Sepanjang perjalanan, saya ingat 1 kata dari Jeruk semalam, “konsisten”. Teman saya yang konsisten, dapat reward dari konsistensinya, gaji yg sudah cukup layak, jatah cuti, jenjang yang sudah didapat, dan banyak lagi. Sedangkan saya, sebuah bentuk ketidak-konsistenan, barada di jalur yang tidak sesuai harapan. Ada hal yang menjadi akibat dari setiap pilihan untuk menjadi konsisten atau tidak.

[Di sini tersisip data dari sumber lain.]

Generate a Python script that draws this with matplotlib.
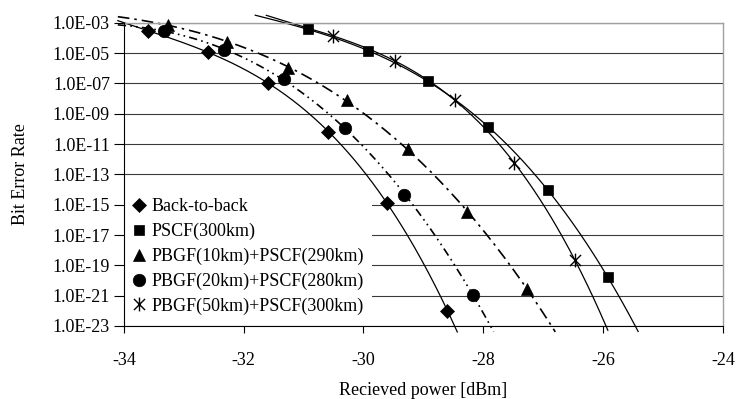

Namun, saat saya berpikir kembali mengenai konsisten, saya melihat mengapa seseorang konsisten atau memilih untuk tidak konsisten. Kembali pada sahabat saya yang konsisten dengan pekerjaannya, ia nyaman dengan atmosfer kantornya, rekan kerja, pekerjaan yang menjadi bagiannya, ataupun gaji yang ditawarkan. Hal-hal tersebut mejadi poin penguat dari tingkah laku konsistennya. Sedangkan saya, dimana saya tidak konsisten menggunakan “Mercedes Benz 40 bangku” di jalur yang biasa saya naiki, karena fisik kendaraan yang sudah tua, ketidak-dinginan alat yang katanya pendingin, hingga bangku yang sempit. Hal tersebut menjadi penguat perilaku saya untuk tidak konsisten.
Dari kisah itu, saya bisa belajar, semua manusia butuh penguat dari perilaku yang dilakukan. Manusia butuh diberikan reward, supaya tingkah laku yang muncul bertahan lama. Begitu juga dengan perilaku konsisten atau nggak, butuh reward untuk bisa terus muncul.